(RECORDS FOR THIS EXERCISE):
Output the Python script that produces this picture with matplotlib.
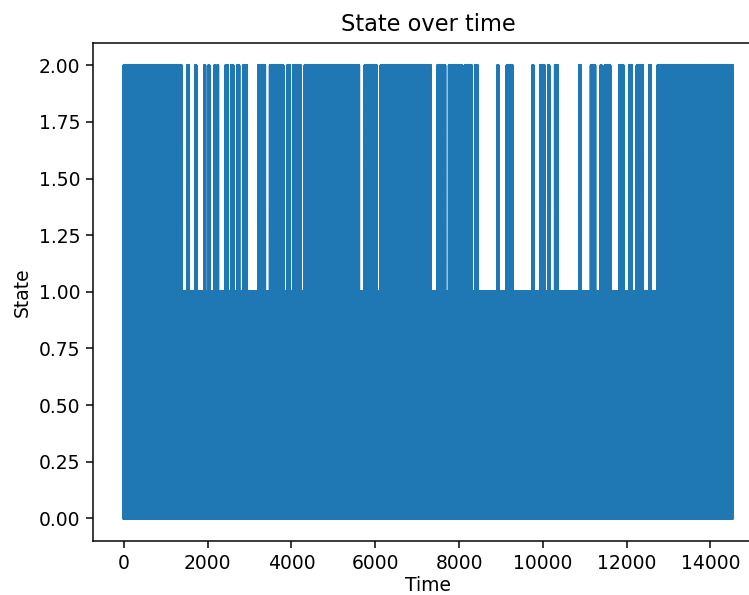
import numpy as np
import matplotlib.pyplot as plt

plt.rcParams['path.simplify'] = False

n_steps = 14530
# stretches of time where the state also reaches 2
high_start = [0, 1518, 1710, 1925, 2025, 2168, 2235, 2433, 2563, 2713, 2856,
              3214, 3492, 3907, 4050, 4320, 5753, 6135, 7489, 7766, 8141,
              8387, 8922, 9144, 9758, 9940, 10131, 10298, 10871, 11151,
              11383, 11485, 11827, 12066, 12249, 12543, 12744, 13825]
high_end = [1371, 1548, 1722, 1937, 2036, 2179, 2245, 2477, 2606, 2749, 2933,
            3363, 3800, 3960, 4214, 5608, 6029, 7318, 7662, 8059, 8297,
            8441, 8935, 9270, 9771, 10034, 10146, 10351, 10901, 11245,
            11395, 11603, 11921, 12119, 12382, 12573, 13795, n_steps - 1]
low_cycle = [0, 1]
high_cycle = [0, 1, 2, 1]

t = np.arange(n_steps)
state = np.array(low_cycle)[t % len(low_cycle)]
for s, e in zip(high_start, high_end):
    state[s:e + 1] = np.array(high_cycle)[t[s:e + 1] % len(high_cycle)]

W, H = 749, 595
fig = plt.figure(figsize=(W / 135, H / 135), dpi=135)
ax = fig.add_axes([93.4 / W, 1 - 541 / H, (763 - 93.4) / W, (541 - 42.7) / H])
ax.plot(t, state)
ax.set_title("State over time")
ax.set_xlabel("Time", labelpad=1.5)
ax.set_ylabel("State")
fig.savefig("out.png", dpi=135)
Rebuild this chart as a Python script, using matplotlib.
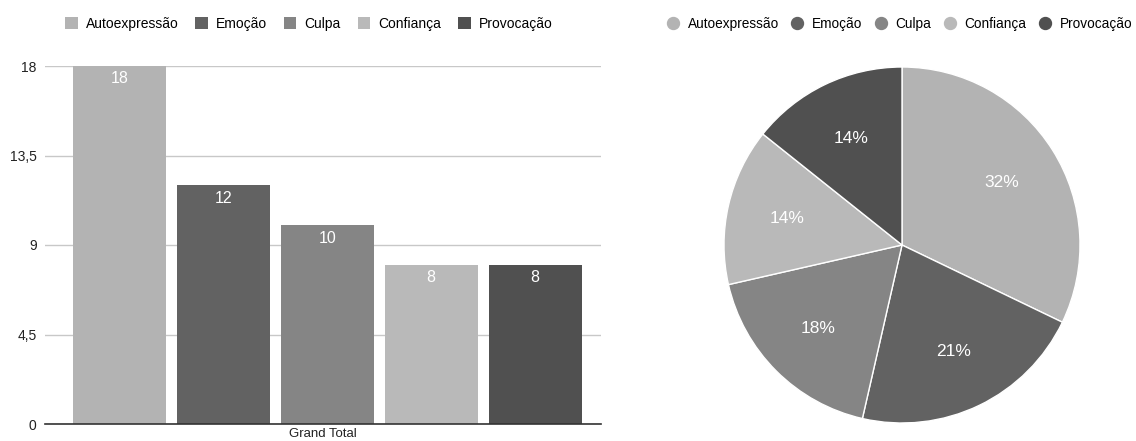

(EXERCISE): Reproduce all the records verbatim, excluding images.

(TASK ANSWER):
Output the Python script that produces this picture with matplotlib.
import numpy as np
import matplotlib.pyplot as plt

plt.rcParams['path.simplify'] = False

n_steps = 14530
# stretches of time where the state also reaches 2
high_start = [0, 1518, 1710, 1925, 2025, 2168, 2235, 2433, 2563, 2713, 2856,
              3214, 3492, 3907, 4050, 4320, 5753, 6135, 7489, 7766, 8141,
              8387, 8922, 9144, 9758, 9940, 10131, 10298, 10871, 11151,
              11383, 11485, 11827, 12066, 12249, 12543, 12744, 13825]
high_end = [1371, 1548, 1722, 1937, 2036, 2179, 2245, 2477, 2606, 2749, 2933,
            3363, 3800, 3960, 4214, 5608, 6029, 7318, 7662, 8059, 8297,
            8441, 8935, 9270, 9771, 10034, 10146, 10351, 10901, 11245,
            11395, 11603, 11921, 12119, 12382, 12573, 13795, n_steps - 1]
low_cycle = [0, 1]
high_cycle = [0, 1, 2, 1]

t = np.arange(n_steps)
state = np.array(low_cycle)[t % len(low_cycle)]
for s, e in zip(high_start, high_end):
    state[s:e + 1] = np.array(high_cycle)[t[s:e + 1] % len(high_cycle)]

W, H = 749, 595
fig = plt.figure(figsize=(W / 135, H / 135), dpi=135)
ax = fig.add_axes([93.4 / W, 1 - 541 / H, (763 - 93.4) / W, (541 - 42.7) / H])
ax.plot(t, state)
ax.set_title("State over time")
ax.set_xlabel("Time", labelpad=1.5)
ax.set_ylabel("State")
fig.savefig("out.png", dpi=135)
Rebuild this chart as a Python script, using matplotlib.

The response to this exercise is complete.